7. Royal Palace of Amsterdam in Amsterdam, Netherlands
The Royal Palace of Amsterdam was originally a Town Hall, it was built from 1648 to 1655 by the mayor of Amsterdam: Cornelis de Graeff. It was a city hall until 1808 when Louis Napoleon converted it into his personal residence. The palace became a royal residence until 1936 when it was made property of the Kingdom of the Netherlands. Today the Royal Palace of Amsterdam is a tourist attraction, it still has the Empire style furniture added by Louis Napoleon. This collection is one of the well preserved of its kind in the world.

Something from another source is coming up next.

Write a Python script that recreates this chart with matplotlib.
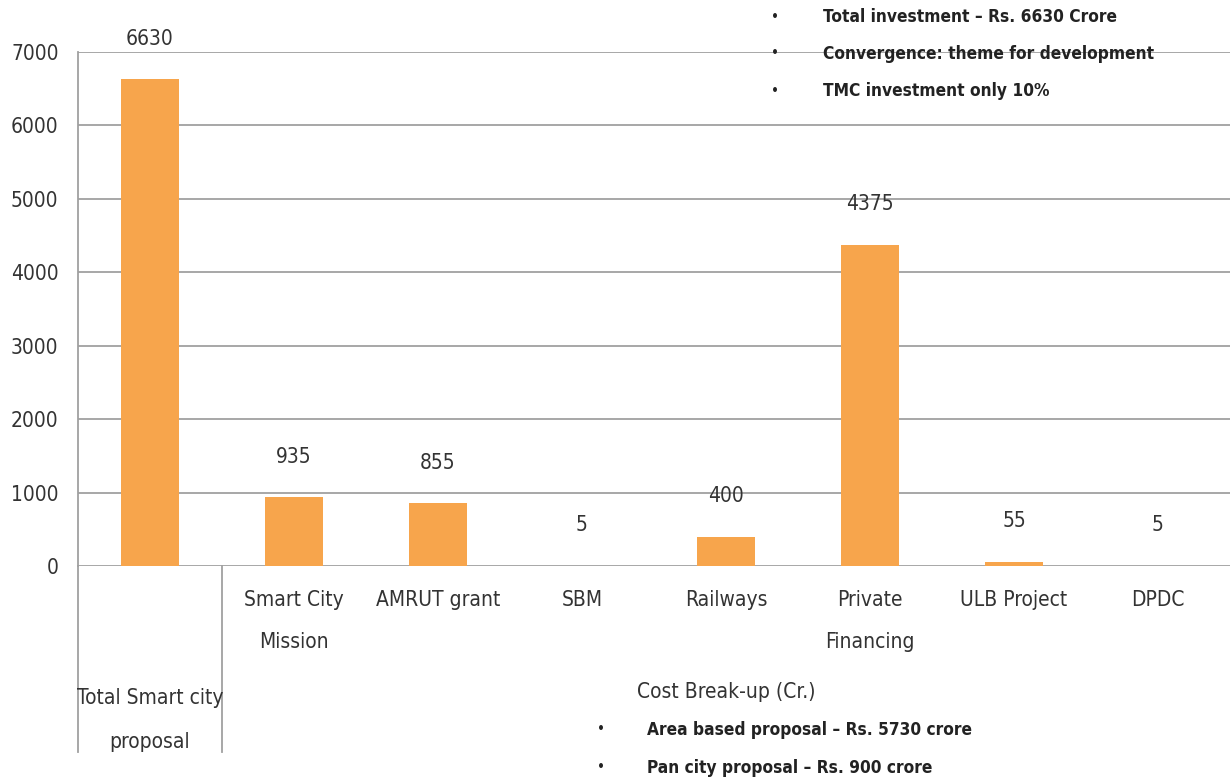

8. Lazienki Palace in Warsaw, Poland
Lazienki Palace was built around the mid 17th century as a bathhouse for Stanislas Lubormirski, a Polish noble (szlachcic), politician, patron of the arts and writer. The palace was later owned by the last king of Poland, Stanislas August Poniatowski who remodeled it between 1764-1795 and converted it into his summer residence. The Neoclassical style palace is built on an artificial island and is located inside the Royal Baths Park (or Park Łazienkowski), which covers 76 hectares of the city center.
9. Champs-Elysees in Paris, France
The Avenue des Champs-Elysees is a street in Paris, France. With its cinemas, cafés, luxury specialty shops and clipped horse-chestnut trees, the Avenue des Champs-Élysées is one of the most famous streets and one of the most expensive strips of real estate in the world. Several French monuments are also on the street, including the Arc de Triomphe and the Place de la Concorde. The name is French for Elysian Fields, the place of the blessed dead in Greek mythology. The Avenue des Champs-Élysées is known as “The most beautiful avenue in the world”, La plus belle avenue du monde in French. The avenue runs for 1.91 km (1.18 mi) through the 8th arrondissement in northwestern Paris, from the Place de la Concorde in the east, with the Obelisk of Luxor, to the Place Charles de Gaulle (formerly the Place de l’Étoile) in the west, location of the Arc de Triomphe. The Champs-Élysées forms part of the Axe historique.
10. Hawa Mahal in Jaipur, India
Hawa Mahal, or the Palace of Winds, was built by Maharaja Sawai Pratap Singh in 1799. The pyramid shaped structure consists of five storeys. It measures 50 feet (15 m) from its base and has 953 pigeonhole-like windows. These create an incredible sight for visitors. Hawa Mahal is a famous tourist attraction in Jaipur. Hawa Mahal is also one of the major landmarks in Jaipur. When viewed in the morning during sun rise, the monument becomes surrounded by the golden rays of the sun which create a magnificent sighting.